Bug 247607

Summary: Installations don't include patches
Product: Base System Reporter: Adam Weinberger <adamw>
Component: miscAssignee: FreeBSD Release Engineering <re>
Status: New ---    
Severity: Affects Many People CC: cperciva, lwhsu
Priority: ---    
Version: Unspecified   
Hardware: Any   
OS: Any   

Description Adam Weinberger freebsd_committer freebsd_triage 2020-06-28 05:35:01 UTC
When FreeBSD is downloaded from the website or installed through normal means, only -RELEASE is included. We want users to have the best experience out-of-the-gate, so we should update the installation media when new patches are released.

It also means that if users want to deploy a jail by extracting base.txz, they have to roll it themselves if I want the patches current.

Clearly it's unreasonable to provide media for every patch, but having two versions available (-RELEASE and the current -pX, defaulting to the -pX) would be a huge benefit to our users and ourselves.

Also, there's no reason for the updates to be atomic. It's reasonable to release patches right away, reroll amd64 shortly after that, and reroll the other archs gradually over the next few days.

Is this idea even feasible? Is this something that re could accomplish?
Comment 1 Adam Weinberger freebsd_committer freebsd_triage 2021-07-24 19:21:48 UTC
It's been a year since this PR was filed, so this is a ping.

This PR is about distributing fully patched downloads, rather than expecting all installations to run freebsd-update immediately.
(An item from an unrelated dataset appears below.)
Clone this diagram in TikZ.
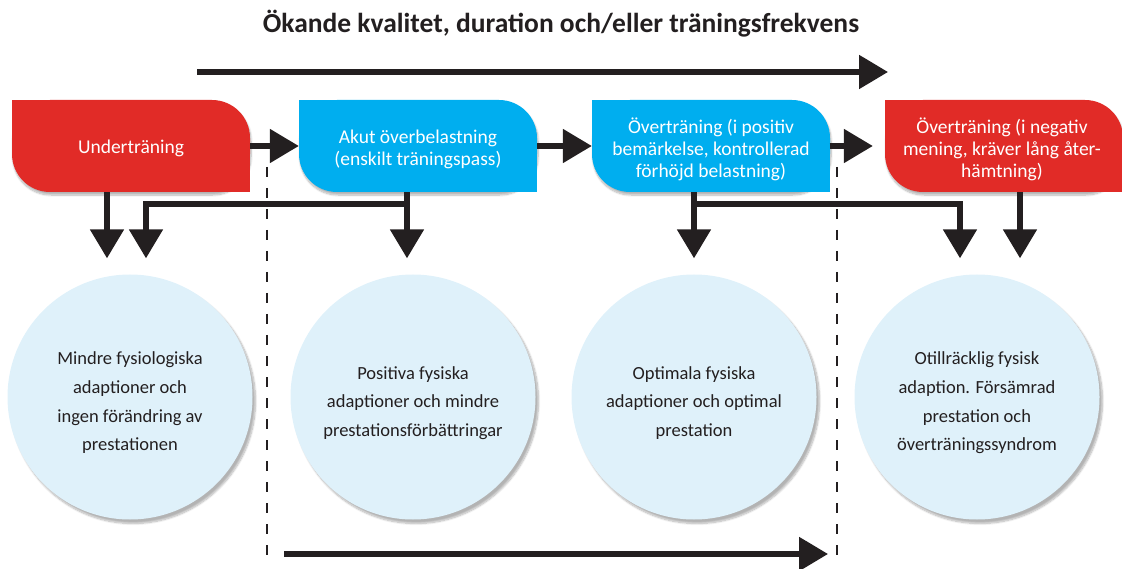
\documentclass[tikz,border=0pt]{standalone}
\usepackage{fontspec}
\setmainfont{Carlito}
\usetikzlibrary{arrows.meta}
\usetikzlibrary{shadows.blur}
\definecolor{stagered}{HTML}{E12B27}
\definecolor{stageblue}{HTML}{00AEEF}
\definecolor{resultfill}{HTML}{DFF1FA}
\definecolor{ink}{HTML}{231F20}
\tikzset{
	edge/.style={-{Triangle[length=29pt, width=33pt]}, line width=5.3pt, draw=ink}
}
\tikzset{
	%	stage boxes: rounded top right and bottom left
	stagebox/.style={rectangle, minimum width=238pt, minimum height=92pt, inner sep=0pt, rounded corners=38pt,
		blur shadow={shadow xshift=1pt, shadow yshift=-3pt, shadow blur steps=8, shadow opacity=30}},
	stagetext/.style={text=white, align=center, font=\fontsize{19.5}{22}\selectfont},
	result/.style={circle, minimum size=245pt, inner sep=0pt, fill=resultfill,
		blur shadow={shadow xshift=3pt, shadow yshift=-4pt, shadow blur steps=8, shadow opacity=30}},
	resulttext/.style={text=ink, align=center, font=\fontsize{18.5}{28.7}\selectfont},
	phase/.style={draw=ink, line width=2.6pt, dash pattern=on 10pt off 11pt}
}

\begin{document}
\begin{tikzpicture}[x=1pt, y=-1pt]
\useasboundingbox (0,0) rectangle (1122,569);

\node[font=\bfseries\fontsize{27.5}{30}\selectfont, text=ink, anchor=base] (title) at (561,33) {Ökande kvalitet, duration och/eller träningsfrekvens};
\coordinate (topstart) at (197,72);
\coordinate (topend) at (888,72);
\draw[edge] (topstart) -- (topend);

% boxes
\node[stagebox, fill=stagered] (under) at (131,146) {};
\fill[stagered] (under.north west) rectangle (under.center);
\fill[stagered] (under.center) rectangle (under.south east);
\node[stagetext] (underT) at (131,148) {Underträning};

\node[stagebox, fill=stageblue] (akut) at (418,146) {};
\fill[stageblue] (akut.north west) rectangle (akut.center);
\fill[stageblue] (akut.center) rectangle (akut.south east);
\node[stagetext] (akutT) at (418,149) {Akut överbelastning\\(enskilt träningspass)};

\node[stagebox, fill=stageblue] (pos) at (711,146) {};
\fill[stageblue] (pos.north west) rectangle (pos.center);
\fill[stageblue] (pos.center) rectangle (pos.south east);
\node[stagetext] (posT) at (711,149) {Överträning (i positiv\\bemärkelse, kontrollerad\\förhöjd belastning)};

\node[stagebox, fill=stagered] (neg) at (1004,146) {};
\fill[stagered] (neg.north west) rectangle (neg.center);
\fill[stagered] (neg.center) rectangle (neg.south east);
\node[stagetext] (negT) at (1002,149) {Överträning (i negativ\\mening, kräver lång åter-\\hämtning)};

% outcomes
\node[result] (mindre) at (130,397) {};
\node[resulttext] (mindreT) at (130,403) {Mindre fysiologiska\\adaptioner och\\ingen förändring av\\prestationen};
\node[result] (positiva) at (413,397) {};
\node[resulttext] (positivaT) at (413,403) {Positiva fysiska\\adaptioner och mindre\\prestationsförbättringar};
\node[result] (optimala) at (694,397) {};
\node[resulttext] (optimalaT) at (694,403) {Optimala fysiska\\adaptioner och optimal\\prestation};
\node[result] (otill) at (977,397) {};
\node[resulttext] (otillT) at (977,403) {Otillräcklig fysisk\\adaption. Försämrad\\prestation och\\överträningssyndrom};

% phase borders
\coordinate (line1top) at (267,167);
\coordinate (line1bot) at (267,560);
\coordinate (line2top) at (837,167);
\coordinate (line2bot) at (837,560);
\draw[phase] (line1top) -- (line1bot);
\draw[phase] (line2top) -- (line2bot);

\coordinate (botstart) at (284,554);
\coordinate (botend) at (828,554);
\draw[edge] (botstart) -- (botend);

% stage to stage
\draw[edge] (under.east) -- (akut.west);
\draw[edge] (akut.east) -- (pos.west);
\draw[edge] ([xshift=-0.5pt]pos.east) -- ([xshift=-12pt]neg.west);

% stage to outcome
\coordinate (fork2) at (407,204);
\coordinate (fork3) at (694,204);
\draw[edge] ([xshift=-24pt]under.south) -- ([xshift=-23pt, yshift=16pt]mindre.north);
\draw[edge] ([xshift=-11pt]akut.south) -- ([xshift=-6pt, yshift=16pt]positiva.north);
\draw[edge] (fork2) -| ([xshift=16pt, yshift=16pt]mindre.north);
\draw[edge] ([xshift=-17pt]pos.south) -- ([yshift=16pt]optimala.north);
\draw[edge] (fork3) -| ([xshift=-17pt, yshift=16pt]otill.north);
\draw[edge] ([xshift=16pt]neg.south) -- ([xshift=43pt, yshift=16pt]otill.north);
\end{tikzpicture}
\end{document}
There's really no common circumstance under which a user would want an unpatched fresh FreeBSD installation.
Comment 2 Colin Percival freebsd_committer freebsd_triage 2021-07-24 19:37:20 UTC
I think the biggest reason to not do this is signatures -- releases are signed by the release engineer, who isn't necessarily involved with the process of issuing security updates.

It could be done after the fact by "unrolling" tarballs, applying updates, "rerolling" them, and then re-signing the files, but that seems like a lot of work compared to telling users to apply security updates after they install.

(I do have plans to provide pre-patched EC2 images, though, since the speed of getting a new system up and running is more important in cloud platforms.)